GIVEN EXERCISE: Go through the data and copy every line exactly, but not the images.
——————————
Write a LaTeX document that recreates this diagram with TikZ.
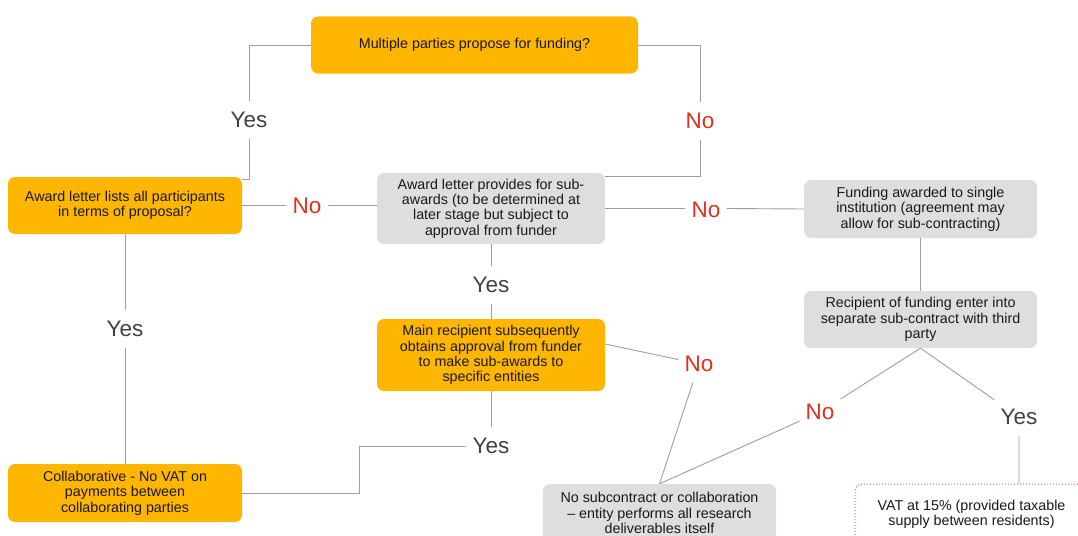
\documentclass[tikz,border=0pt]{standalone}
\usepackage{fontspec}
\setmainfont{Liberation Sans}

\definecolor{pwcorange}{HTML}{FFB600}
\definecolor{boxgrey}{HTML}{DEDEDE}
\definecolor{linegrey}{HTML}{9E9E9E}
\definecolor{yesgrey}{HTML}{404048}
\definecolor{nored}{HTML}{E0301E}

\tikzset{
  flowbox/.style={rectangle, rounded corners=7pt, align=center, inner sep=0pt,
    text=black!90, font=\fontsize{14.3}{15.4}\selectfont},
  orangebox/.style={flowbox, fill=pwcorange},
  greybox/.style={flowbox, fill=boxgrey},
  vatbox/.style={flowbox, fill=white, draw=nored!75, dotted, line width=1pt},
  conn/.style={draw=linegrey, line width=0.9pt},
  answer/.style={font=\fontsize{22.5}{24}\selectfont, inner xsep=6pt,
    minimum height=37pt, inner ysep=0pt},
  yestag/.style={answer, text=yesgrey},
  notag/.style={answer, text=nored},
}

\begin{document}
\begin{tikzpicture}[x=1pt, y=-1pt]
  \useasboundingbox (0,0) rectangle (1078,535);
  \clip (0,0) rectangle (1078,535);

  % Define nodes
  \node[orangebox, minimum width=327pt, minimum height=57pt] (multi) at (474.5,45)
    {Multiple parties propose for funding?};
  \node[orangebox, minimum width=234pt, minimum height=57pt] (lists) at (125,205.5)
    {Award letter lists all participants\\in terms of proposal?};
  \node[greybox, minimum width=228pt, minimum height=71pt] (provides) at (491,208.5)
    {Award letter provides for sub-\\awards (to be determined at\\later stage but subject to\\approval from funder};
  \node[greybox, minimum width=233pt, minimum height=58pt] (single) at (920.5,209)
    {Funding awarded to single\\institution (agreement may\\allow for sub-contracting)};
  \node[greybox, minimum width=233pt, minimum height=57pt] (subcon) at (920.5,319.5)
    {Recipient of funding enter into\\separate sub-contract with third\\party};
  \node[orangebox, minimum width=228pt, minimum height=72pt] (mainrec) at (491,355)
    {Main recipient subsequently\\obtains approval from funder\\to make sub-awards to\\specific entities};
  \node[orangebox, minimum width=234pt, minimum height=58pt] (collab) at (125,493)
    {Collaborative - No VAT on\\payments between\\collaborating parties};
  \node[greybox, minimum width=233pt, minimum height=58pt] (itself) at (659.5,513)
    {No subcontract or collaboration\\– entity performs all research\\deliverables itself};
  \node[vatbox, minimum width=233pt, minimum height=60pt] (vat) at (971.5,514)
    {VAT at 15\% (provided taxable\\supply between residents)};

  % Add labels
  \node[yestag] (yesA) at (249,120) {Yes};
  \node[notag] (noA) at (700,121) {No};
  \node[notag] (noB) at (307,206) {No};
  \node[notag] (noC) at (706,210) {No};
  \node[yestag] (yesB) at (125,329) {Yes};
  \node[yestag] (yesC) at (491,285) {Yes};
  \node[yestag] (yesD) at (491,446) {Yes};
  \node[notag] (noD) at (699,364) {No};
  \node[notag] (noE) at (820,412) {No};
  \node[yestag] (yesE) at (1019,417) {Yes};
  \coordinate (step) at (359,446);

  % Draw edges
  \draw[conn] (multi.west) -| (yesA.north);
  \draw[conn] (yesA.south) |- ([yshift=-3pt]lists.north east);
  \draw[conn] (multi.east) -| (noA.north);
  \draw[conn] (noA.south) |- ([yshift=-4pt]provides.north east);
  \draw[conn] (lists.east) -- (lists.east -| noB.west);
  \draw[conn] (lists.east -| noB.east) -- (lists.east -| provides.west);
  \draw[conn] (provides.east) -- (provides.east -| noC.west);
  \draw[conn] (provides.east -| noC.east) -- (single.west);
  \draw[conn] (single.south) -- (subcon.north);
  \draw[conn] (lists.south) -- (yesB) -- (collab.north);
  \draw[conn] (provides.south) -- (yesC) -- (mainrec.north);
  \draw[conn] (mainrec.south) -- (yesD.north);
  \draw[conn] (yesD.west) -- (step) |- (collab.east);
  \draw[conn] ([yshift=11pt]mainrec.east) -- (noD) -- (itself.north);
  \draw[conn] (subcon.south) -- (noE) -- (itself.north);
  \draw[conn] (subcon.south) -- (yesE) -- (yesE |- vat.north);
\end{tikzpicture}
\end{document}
——————————
EXERCISE OUTPUT:
Write a LaTeX document that recreates this diagram with TikZ.
\documentclass[tikz,border=0pt]{standalone}
\usepackage{fontspec}
\setmainfont{Liberation Sans}

\definecolor{pwcorange}{HTML}{FFB600}
\definecolor{boxgrey}{HTML}{DEDEDE}
\definecolor{linegrey}{HTML}{9E9E9E}
\definecolor{yesgrey}{HTML}{404048}
\definecolor{nored}{HTML}{E0301E}

\tikzset{
  flowbox/.style={rectangle, rounded corners=7pt, align=center, inner sep=0pt,
    text=black!90, font=\fontsize{14.3}{15.4}\selectfont},
  orangebox/.style={flowbox, fill=pwcorange},
  greybox/.style={flowbox, fill=boxgrey},
  vatbox/.style={flowbox, fill=white, draw=nored!75, dotted, line width=1pt},
  conn/.style={draw=linegrey, line width=0.9pt},
  answer/.style={font=\fontsize{22.5}{24}\selectfont, inner xsep=6pt,
    minimum height=37pt, inner ysep=0pt},
  yestag/.style={answer, text=yesgrey},
  notag/.style={answer, text=nored},
}

\begin{document}
\begin{tikzpicture}[x=1pt, y=-1pt]
  \useasboundingbox (0,0) rectangle (1078,535);
  \clip (0,0) rectangle (1078,535);

  % Define nodes
  \node[orangebox, minimum width=327pt, minimum height=57pt] (multi) at (474.5,45)
    {Multiple parties propose for funding?};
  \node[orangebox, minimum width=234pt, minimum height=57pt] (lists) at (125,205.5)
    {Award letter lists all participants\\in terms of proposal?};
  \node[greybox, minimum width=228pt, minimum height=71pt] (provides) at (491,208.5)
    {Award letter provides for sub-\\awards (to be determined at\\later stage but subject to\\approval from funder};
  \node[greybox, minimum width=233pt, minimum height=58pt] (single) at (920.5,209)
    {Funding awarded to single\\institution (agreement may\\allow for sub-contracting)};
  \node[greybox, minimum width=233pt, minimum height=57pt] (subcon) at (920.5,319.5)
    {Recipient of funding enter into\\separate sub-contract with third\\party};
  \node[orangebox, minimum width=228pt, minimum height=72pt] (mainrec) at (491,355)
    {Main recipient subsequently\\obtains approval from funder\\to make sub-awards to\\specific entities};
  \node[orangebox, minimum width=234pt, minimum height=58pt] (collab) at (125,493)
    {Collaborative - No VAT on\\payments between\\collaborating parties};
  \node[greybox, minimum width=233pt, minimum height=58pt] (itself) at (659.5,513)
    {No subcontract or collaboration\\– entity performs all research\\deliverables itself};
  \node[vatbox, minimum width=233pt, minimum height=60pt] (vat) at (971.5,514)
    {VAT at 15\% (provided taxable\\supply between residents)};

  % Add labels
  \node[yestag] (yesA) at (249,120) {Yes};
  \node[notag] (noA) at (700,121) {No};
  \node[notag] (noB) at (307,206) {No};
  \node[notag] (noC) at (706,210) {No};
  \node[yestag] (yesB) at (125,329) {Yes};
  \node[yestag] (yesC) at (491,285) {Yes};
  \node[yestag] (yesD) at (491,446) {Yes};
  \node[notag] (noD) at (699,364) {No};
  \node[notag] (noE) at (820,412) {No};
  \node[yestag] (yesE) at (1019,417) {Yes};
  \coordinate (step) at (359,446);

  % Draw edges
  \draw[conn] (multi.west) -| (yesA.north);
  \draw[conn] (yesA.south) |- ([yshift=-3pt]lists.north east);
  \draw[conn] (multi.east) -| (noA.north);
  \draw[conn] (noA.south) |- ([yshift=-4pt]provides.north east);
  \draw[conn] (lists.east) -- (lists.east -| noB.west);
  \draw[conn] (lists.east -| noB.east) -- (lists.east -| provides.west);
  \draw[conn] (provides.east) -- (provides.east -| noC.west);
  \draw[conn] (provides.east -| noC.east) -- (single.west);
  \draw[conn] (single.south) -- (subcon.north);
  \draw[conn] (lists.south) -- (yesB) -- (collab.north);
  \draw[conn] (provides.south) -- (yesC) -- (mainrec.north);
  \draw[conn] (mainrec.south) -- (yesD.north);
  \draw[conn] (yesD.west) -- (step) |- (collab.east);
  \draw[conn] ([yshift=11pt]mainrec.east) -- (noD) -- (itself.north);
  \draw[conn] (subcon.south) -- (noE) -- (itself.north);
  \draw[conn] (subcon.south) -- (yesE) -- (yesE |- vat.north);
\end{tikzpicture}
\end{document}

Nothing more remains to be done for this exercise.